A proposal by the overseer of the Internet's addressing system could make it a lot easier for people to reserve the domain name they want for their Web site.
The Internet Corporation for Assigned Names and Numbers (ICANN) is considering keeping the annual fee it charges registries for a registered domain name, even if the domain name is forfeited during the five-day Add Grace Period. ICANN currently charges US$0.20 per domain per year.
The move is intended to stop "domain tasting," a practice where thousands of domain names are purchased at a time and monitored to see which get the most traffic during the grace period, said Jason Keenan, media advisor for ICANN.
The grace period is intended to let people get a refund if they make a spelling mistake while registering a domain. But rogue registrars have been abusing the grace period by setting up thousands of Web sites stuffed with advertising links on newly registered domains.
The domain tasters then keep the ones that generate the most click-through advertising revenue and forfeit the unprofitable domains for a refund before the grace period expires. Some registrars have been known to repeatedly register and unregister domain names as the five-day grace period expires, essentially never paying for use of a domain.
Domain tasting is a problem for users since it means a domain they want to purchase may be temporarily or permanently unavailable. It also means more low-quality Web pages on the Internet that are designed only for generating advertising revenue.
The imposition of a fee would make it a lot more expensive for domain tasters, Keenan said.
"Right now you can go and register a million different names for five days and the cost is zero," Keenan said. "If this [proposal] comes through, the cost is $1 for five [domains]. It really changes the fiscal model of tasting."
A study released earlier this month by ICANN shows how bad the problem has become over the last two years. In January 2005, there were 1.7 million .com and .net domains registered. Of those, 700,000, or 41 percent, were deleted during the grace period, for a total net increase of 1 million domains.
During January 2007, 51 million domains were registered, but 48 million were deleted, or about 94 percent. "There was a net increase of 3 million names but most of the rest were just being 'tasted'," the report said.
The fee is also expected to put the brakes on another practice, known as "front running." Some ISPs and registries sell records of what domain names people have searched for, and those domains will end up being "tasted," said Susan Wade, spokeswoman for Network Solutions, a registry.
Often the tasters will try to sell those domains at inflated prices, she said. Network Solutions has tried to stop the behavior by registering a domain name for four day after someone conducts a search for one on its Web site.
Critics have decried the approach, saying that it forces customers to pay Network Solutions for a domain or face further competition when the domain goes back on the market. Wade countered that Network Solutions doesn't charge any more for the domain, and it prevents the domain from being immediately scooped up by a taster.
However, Wade said Network Solutions will stop the practice if ICANN imposes a fee.
"At that point, we believe that our customers would no longer need protection from front running," Wade said in an e-mail.

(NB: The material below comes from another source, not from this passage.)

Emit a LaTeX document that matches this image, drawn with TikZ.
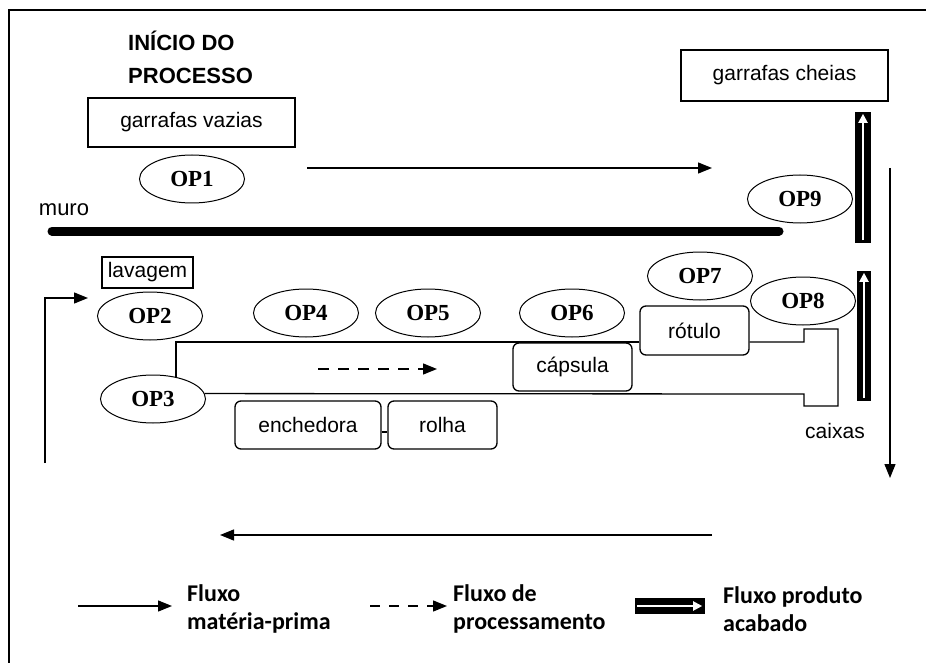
\documentclass[tikz,border=0pt]{standalone}
\usepackage{fontspec}
\setmainfont{Liberation Sans}
\newfontfamily\opfont{Liberation Serif}
\newfontfamily\legfont{Carlito}
\usetikzlibrary{positioning, shapes.geometric, arrows.meta}

\begin{document}
\begin{tikzpicture}[
    x=1pt, y=-1pt,
    box/.style={draw, rectangle, line width=1.3pt, inner sep=0pt, font=\fontsize{21}{24}\selectfont},
    rbox/.style={box, rounded corners=6pt},
    op/.style={draw, ellipse, line width=1pt, inner sep=0pt, minimum width=105pt, minimum height=48pt, font=\opfont\bfseries\fontsize{23}{24}\selectfont},
    arrow/.style={-{Triangle[length=14pt, width=11pt]}, line width=1.3pt},
    dasharrow/.style={arrow, dash pattern=on 11pt off 9pt},
    prodbar/.style={fill=black, rectangle, inner sep=0pt, minimum width=16pt},
    whitearrow/.style={draw=white, line width=2pt, -{Triangle[length=9pt, width=9pt]}},
    plain/.style={inner sep=0pt, font=\fontsize{21}{24}\selectfont},
    legend/.style={inner sep=0pt, anchor=west, align=left, font=\legfont\bfseries\fontsize{24}{28}\selectfont}
]
\useasboundingbox (0,0) rectangle (926,663);

% Frame
\draw[line width=2.5pt] (9,663) -- (9,10) -- (926,10);

% Start of the process
\node[anchor=west, align=left, inner sep=0pt, font=\bfseries\fontsize{22}{33}\selectfont] (inicio) at (128,57) {INÍCIO DO\\PROCESSO};
\node[box, minimum width=207pt, minimum height=49pt] (vazias) at (191.5,122.5) {garrafas vazias};
\node[box, minimum width=207pt, minimum height=51pt] (cheias) at (784.5,75.5) {garrafas cheias};
\node[op] (op1) at (192,179) {OP1};
\node[op] (op9) at (800,199) {OP9};

% Wall
\node[plain, font=\fontsize{22}{24}\selectfont] (muro) at (64,210) {muro};
\coordinate (muroA) at (52,231);
\coordinate (muroB) at (779,231);
\draw[line width=9pt, line cap=round] (muroA) -- (muroB);

% Process line
\node[box, minimum width=91pt, minimum height=31pt] (lavagem) at (147.5,272.5) {lavagem};
\node[op] (op2) at (150,316) {OP2};
\node[op] (op3) at (153,399) {OP3};
\node[op] (op4) at (306,313) {OP4};
\node[op] (op5) at (428,313) {OP5};
\node[op] (op6) at (572,313) {OP6};
\node[op] (op7) at (700,276) {OP7};
\node[op] (op8) at (803,301) {OP8};

\node[rbox, minimum width=146pt, minimum height=48pt] (enchedora) at (308,425) {enchedora};
\node[rbox, minimum width=109pt, minimum height=48pt] (rolha) at (442.5,425) {rolha};
\node[rbox, minimum width=119pt, minimum height=48pt] (capsula) at (572.5,367) {cápsula};
\node[rbox, minimum width=109pt, minimum height=49pt] (rotulo) at (694.5,330.5) {rótulo};
\node[plain] (caixas) at (835,431) {caixas};

% Channel
\draw[line width=1.3pt] (op3.44) |- (rotulo.west |- 0,342);
\draw[line width=1.3pt] (rotulo.east |- 0,342) -- (804,342) -- (804,329) -- (838,329)
    -- (838,406) -- (804,406) -- (804,394) -- (op3.6);
\draw[line width=1.3pt] (enchedora.east |- 0,432) -- (rolha.west |- 0,432);
\coordinate (procA) at (318,369);
\coordinate (procB) at (437,369);
\draw[dasharrow] (procA) -- (procB);

% Raw material flow
\coordinate (topA) at (307,168);
\coordinate (topB) at (712,168);
\coordinate (downA) at (890,168);
\coordinate (downB) at (890,478);
\coordinate (baseA) at (712,535);
\coordinate (baseB) at (220,535);
\coordinate (retorno) at (45,463);
\coordinate (entrada) at (88,298);
\draw[arrow] (topA) -- (topB);
\draw[arrow] (downA) -- (downB);
\draw[arrow] (baseA) -- (baseB);
\draw[arrow] (retorno) |- (entrada);

% Finished product flow
\node[prodbar, minimum height=131pt] (barup) at (863,177.5) {};
\node[prodbar, minimum height=130pt, minimum width=14pt] (bardown) at (864,336) {};
\draw[whitearrow] ([yshift=3pt]barup.south) -- ([yshift=-2pt]barup.north);
\draw[whitearrow] ([yshift=3pt]bardown.south) -- ([yshift=-2pt]bardown.north);

% Legend
\coordinate (lgA) at (78,606);
\coordinate (lgB) at (172,606);
\coordinate (lgC) at (370,606);
\coordinate (lgD) at (447,606);
\draw[arrow] (lgA) -- (lgB);
\draw[dasharrow, dash pattern=on 10pt off 9pt] (lgC) -- (lgD);
\node[legend] (fluxo1) at (187,609) {Fluxo\\matéria-prima};
\node[legend] (fluxo2) at (453,609) {Fluxo de\\processamento};
\node[prodbar, minimum width=70pt, minimum height=16pt] (barleg) at (670,606) {};
\draw[whitearrow] ([xshift=2pt]barleg.west) -- ([xshift=-3pt]barleg.east);
\node[legend] (fluxo3) at (723,609) {Fluxo produto\\acabado};

\end{tikzpicture}
\end{document}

The fee proposal is contained within ICANN's 2009 fiscal budget, which will be discussed in Paris in June, Keenan said. It must be approved by ICANN's board as part of the budget.
It must also be approved by registrars that comprise two-thirds of the revenue ICANN receives from domain registrations, Keenan said. There are about 900 or so registrars for the seven generic Top Level Domains (TLDs) that have the Add Grace Period: com .net .org .info .name .pro and .biz, he said.
Registrars have been complaining to ICANN about domain tasting for some time and appear ready to support the plan. Some registrars, such as GoDaddy.com, have dissuaded tasters from using their registration services by reserving the right to charge a fee even for domains that are returned within the five-day period.
Network Solutions also deflects tasters by not issuing bulk refunds for registrations before the five-day grace period expires, Wade said.
However, most tasters end up become registrars themselves, said Warren Adelman, GoDaddy's president and chief operating officer. "We hope that we are really beginning to see the end of an era of what's been negative behavior," he said.
The only other option to stopping tasting would be to get rid of the grace period, which would hurt users, said John Levine, an author and technology consultant. The fee is the easiest route, he said.
"It will definitely stop domain tasting," Levine said. "It's clear they [tasters] have to register several hundred domains to find one that will pay off. It's pretty hard to find a hither-to-unknown domain to find $50 of revenue."